I was 15 years old and started volunteering at my local veterinary clinic. I’d learnt how to clean cages and feed some animals and felt pretty proud of myself. I was 15 minutes away from my shift ending when a tiny puppy came into the clinic. He couldn't hold his head up and couldn't stand on his legs. He was not in a good way. As the vet assessed him, I could see there was no way this puppy could recover. I watched the Vet administer the medication to euthanise the puppy, and he was gone in a few seconds.
I remember holding in my emotions and trying to be brave, but the minute I got home, I was a blubbering mess. I was so upset that this little puppy had no chance of having a good life, but at the same time, I was very aware that putting him to sleep was the best thing for him. While this wasn't the happiest introduction to the animal care industry, it was realistic. Ultimately it did not stop me from pursuing this career path.
Working with animals can be an incredibly rewarding and fulfilling job. Some days are filled with puppies and kittens, significant client interactions and success stories, while other days can be the opposite. Depending on the area of the animal industry you work in, you might face different challenges. Some of these include:
- Animal cruelty
- Poisoning/toxicity cases
- Unable to help all animals
- Emergency cases
- Senior or palliative patients
- Working long hours
- Physically demanding work
With more time and experience in the industry, you may gain a stronger sense of resilience and an ability to overcome these challenges. However, it is customary to find yourself struggling to manage the emotional and physical toll that working with animals can have.
Studies suggest that veterinarians are up to four times more likely to fall victim to suicide than other healthcare professionals like nurses, dentists, and doctors. Mental health is a massive issue in the animal care industry; fortunately, it is something workplaces and industry bodies are becoming increasingly aware of.

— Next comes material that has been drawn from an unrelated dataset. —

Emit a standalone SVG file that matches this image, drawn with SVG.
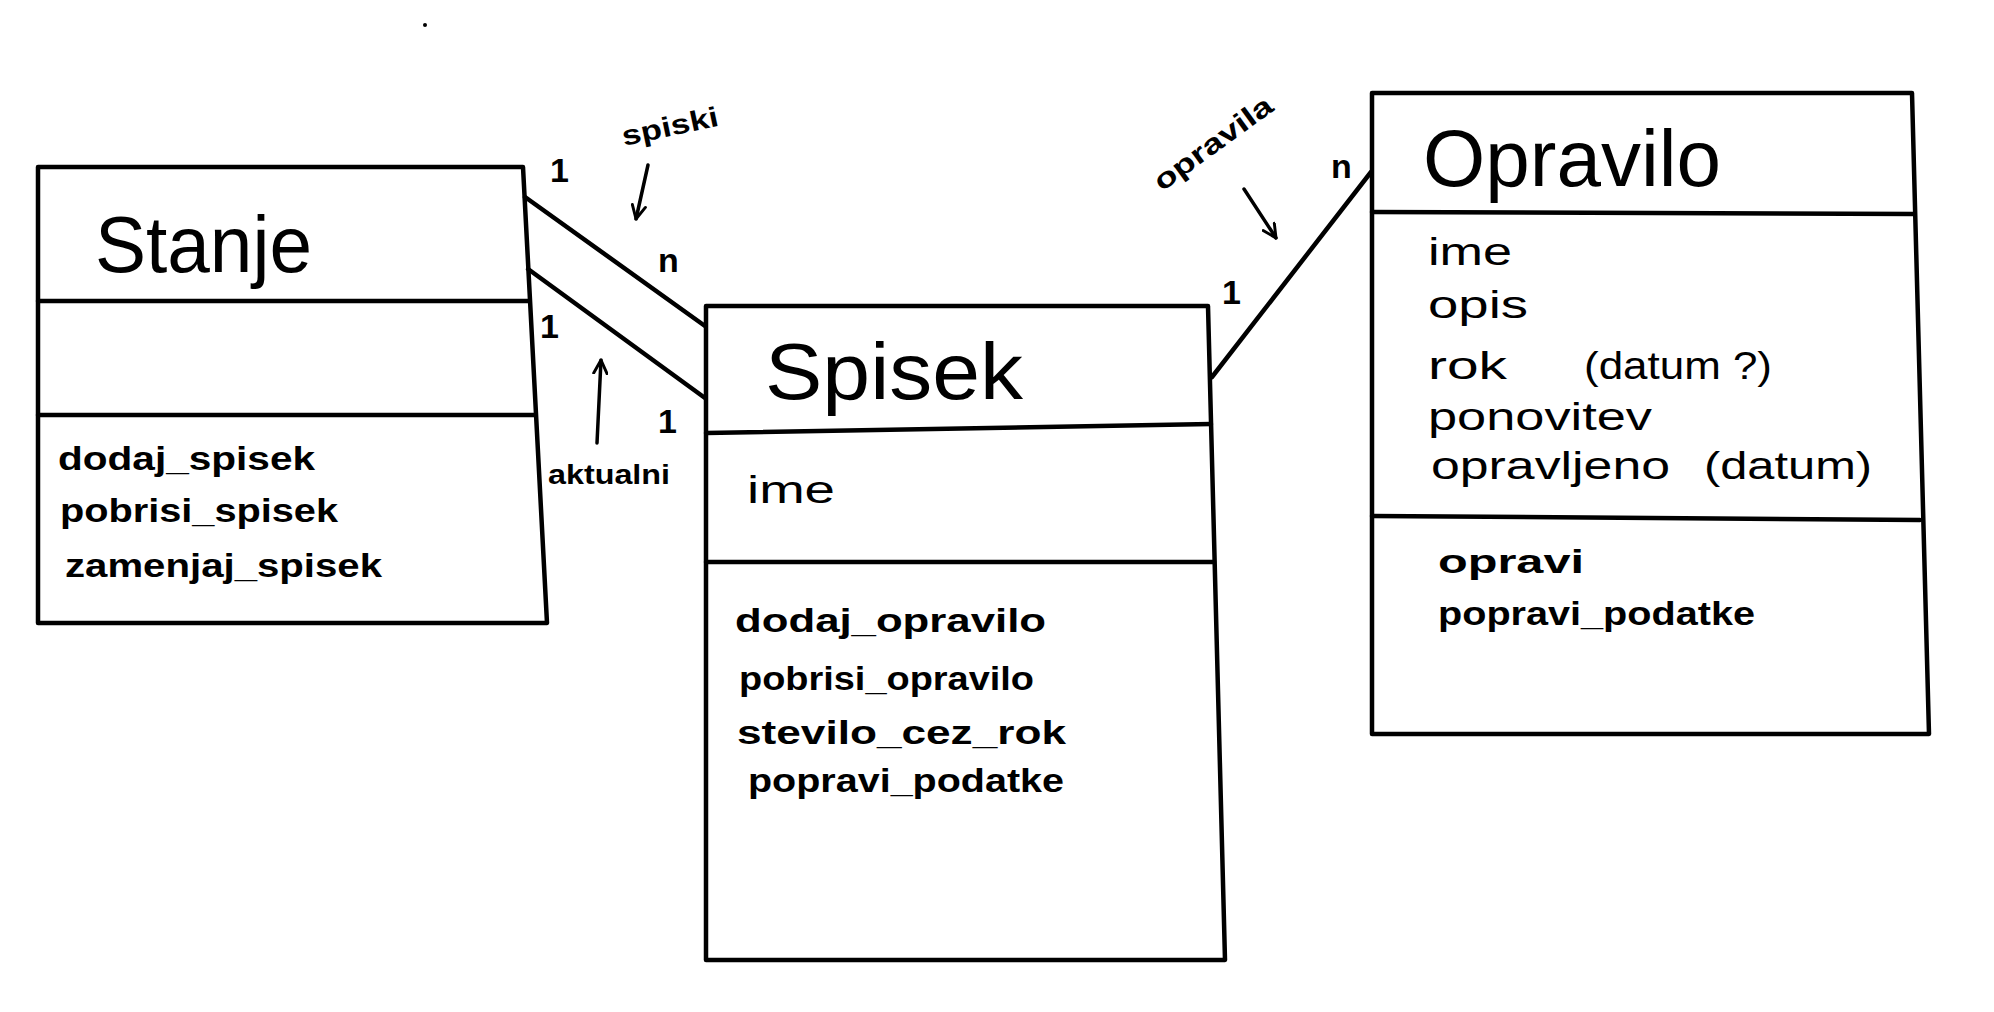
<svg xmlns="http://www.w3.org/2000/svg" width="1994" height="1012" viewBox="0 0 1994 1012">
<defs>
<style>
.box{fill:none;stroke:#000;stroke-width:4.5;stroke-linejoin:round;stroke-linecap:round}
.conn{fill:none;stroke:#000;stroke-width:4.5;stroke-linecap:round}
.arr{fill:none;stroke:#000;stroke-width:3.5;stroke-linecap:round}
.t{font-family:"Liberation Sans","DejaVu Sans",sans-serif;fill:#000}
.title{font-size:80px}
.m{font-size:34px;font-weight:bold}
.a{font-size:38px}
.lab{font-size:34px;font-weight:bold}
.note{font-size:28px;font-weight:bold}
</style>
<marker id="head" viewBox="0 0 12 12" refX="11" refY="6" markerWidth="16" markerHeight="16" markerUnits="userSpaceOnUse" orient="auto">
<path d="M1,1 L11,6 L1,11" fill="none" stroke="#000" stroke-width="2.2" stroke-linecap="round" stroke-linejoin="round"/>
</marker>
</defs>
<rect width="1994" height="1012" fill="#fff"/>
<circle cx="425" cy="25" r="2" fill="#000"/>

<g id="connectors">
<line class="conn" x1="525" y1="197" x2="705" y2="326"/>
<line class="conn" x1="528" y1="269" x2="705" y2="398"/>
<line class="conn" x1="1212" y1="377" x2="1371" y2="172"/>
<line class="arr" x1="648" y1="165" x2="636" y2="219" marker-end="url(#head)"/>
<line class="arr" x1="597" y1="443" x2="601" y2="360" marker-end="url(#head)"/>
<line class="arr" x1="1244" y1="189" x2="1276" y2="238" marker-end="url(#head)"/>
<text class="t lab" x="550" y="182">1</text>
<text class="t lab" x="658" y="272">n</text>
<text class="t lab" x="540" y="338">1</text>
<text class="t lab" x="658" y="433">1</text>
<text class="t note" x="548" y="484" textLength="122" lengthAdjust="spacingAndGlyphs">aktualni</text>
<text class="t note" x="624" y="146" textLength="98" lengthAdjust="spacingAndGlyphs" transform="rotate(-12 624 146)">spiski</text>
<text class="t note" x="1162" y="192" textLength="140" lengthAdjust="spacingAndGlyphs" transform="rotate(-36 1162 192)">opravila</text>
<text class="t lab" x="1331" y="178">n</text>
<text class="t lab" x="1222" y="304">1</text>
</g>

<g id="stanje">
<path class="box" d="M38,167 L523,167 L547,623 L38,623 Z"/>
<line class="box" x1="38" y1="301" x2="529" y2="301"/>
<line class="box" x1="38" y1="415" x2="535" y2="415"/>
<text class="t title" x="95" y="272" textLength="217" lengthAdjust="spacingAndGlyphs">Stanje</text>
<text class="t m" x="58" y="470" textLength="257" lengthAdjust="spacingAndGlyphs">dodaj_spisek</text>
<text class="t m" x="60" y="522" textLength="278" lengthAdjust="spacingAndGlyphs">pobrisi_spisek</text>
<text class="t m" x="65" y="577" textLength="317" lengthAdjust="spacingAndGlyphs">zamenjaj_spisek</text>
</g>

<g id="spisek">
<path class="box" d="M706,306 L1208,306 L1225,960 L706,960 Z"/>
<line class="box" x1="706" y1="433" x2="1211" y2="424"/>
<line class="box" x1="706" y1="562" x2="1214" y2="562"/>
<text class="t title" x="765" y="399" textLength="258" lengthAdjust="spacingAndGlyphs">Spisek</text>
<text class="t a" x="747" y="503" textLength="88" lengthAdjust="spacingAndGlyphs">ime</text>
<text class="t m" x="735" y="632" textLength="311" lengthAdjust="spacingAndGlyphs">dodaj_opravilo</text>
<text class="t m" x="739" y="690" textLength="295" lengthAdjust="spacingAndGlyphs">pobrisi_opravilo</text>
<text class="t m" x="737" y="744" textLength="329" lengthAdjust="spacingAndGlyphs">stevilo_cez_rok</text>
<text class="t m" x="748" y="792" textLength="316" lengthAdjust="spacingAndGlyphs">popravi_podatke</text>
</g>

<g id="opravilo">
<path class="box" d="M1372,93 L1912,93 L1929,734 L1372,734 Z"/>
<line class="box" x1="1372" y1="212" x2="1914" y2="214"/>
<line class="box" x1="1372" y1="516" x2="1920" y2="520"/>
<text class="t title" x="1423" y="186" textLength="298" lengthAdjust="spacingAndGlyphs">Opravilo</text>
<text class="t a" x="1428" y="265" textLength="84" lengthAdjust="spacingAndGlyphs">ime</text>
<text class="t a" x="1428" y="318" textLength="100" lengthAdjust="spacingAndGlyphs">opis</text>
<text class="t a" x="1428" y="379" textLength="79" lengthAdjust="spacingAndGlyphs">rok</text>
<text class="t a" x="1584" y="379" textLength="188" lengthAdjust="spacingAndGlyphs">(datum ?)</text>
<text class="t a" x="1428" y="430" textLength="224" lengthAdjust="spacingAndGlyphs">ponovitev</text>
<text class="t a" x="1431" y="479" textLength="239" lengthAdjust="spacingAndGlyphs">opravljeno</text>
<text class="t a" x="1704" y="479" textLength="168" lengthAdjust="spacingAndGlyphs">(datum)</text>
<text class="t m" x="1438" y="573" textLength="146" lengthAdjust="spacingAndGlyphs">opravi</text>
<text class="t m" x="1438" y="625" textLength="317" lengthAdjust="spacingAndGlyphs">popravi_podatke</text>
</g>
</svg>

Animal health positions may present the following challenges:
- Stress and tension
- Sleep problems (too much or too little)
- Moodiness or inability to control emotions
- Increase in substance use
It is so important to get to know yourself and be able to identify the early warning signs of stress. When you do this, you can prevent a decline in your physical and psychological well-being.
Some ways to maintain your well-being whilst working in Animal health include:
- Regular exercise that you enjoy
- Getting enough quality sleep
- Eating well
- Practising gratitude
- Seeking support from friends and family
- Creating good connections with colleagues
- Promoting a work-life balance
I have found that keeping my physical health in check greatly impacts my mental health. I try to eat well, practise yoga regularly, and ensure that when I finish a shift, I leave the job behind until I return again.
So, although there are some very difficult moments when working with animals, there are also some amazing opportunities that come with the job. You have the skills and abilities to help an animal in need, you can find homes for animals without one, and you can be their voice when they can’t speak for themselves. These are some truly special things to offer the animals in our care. When you have a passion for something, there is so much potential to do great things.
If you or someone you are working with is struggling with their mental health, it is essential to seek professional help. Contact Lifeline Australia (13 11 14).